The fight showed a few interesting things about Burns. They are overall extremely positive, but there are insights which can't be fully unpacked until we see more of his career. He showed heart, chin, and endurance which are all invaluable, but he also showed that he can be badly disconcerted if he gets outmatched (a counter example of a would be, for example, Pedro Munhoz who remained utterly fearless throughout a 15-minute beating at the hands of Raphael Assuncao). If Durinho's grappling had been slightly less ferocious, or if Oliveira's defense had been a bit better, we'd be talking about how Burns had put out a last-ditch, desperate, and ultimately doomed effort. Fundamentally, it's not the kind of comeback which is all that replicable.

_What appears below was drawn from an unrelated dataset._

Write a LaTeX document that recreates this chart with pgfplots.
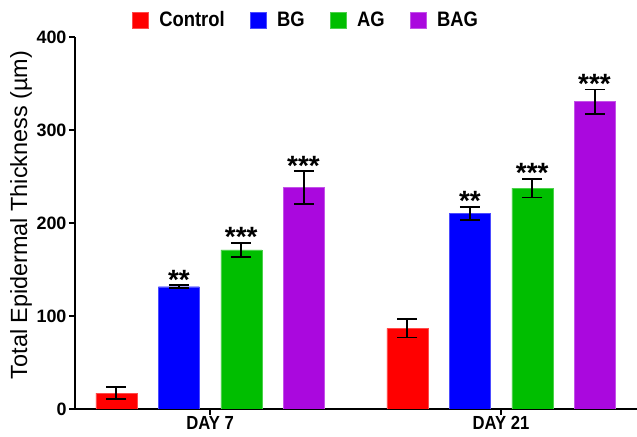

However, it would be absurdly harsh to hold this against Burns. I still remember how some people would claim that GSP couldn't be a long-term champion because he had tapped so quickly to Hughes' armbar in his first title shot, proving somehow that he didn't have the mentality of a champion. The ways in which fighters assemble and reinforce their approaches over time are always dramatically different. The only thing to say about Burns is that he has already shown a large number of the necessary pieces to make something great of himself. Pushed to the brink, he forced the fight back to his roots, his grappling; what brought him to the dance in the first place. He looked like he was about to stumble, but there's still a strong chance that he's a big part of the future of lightweight.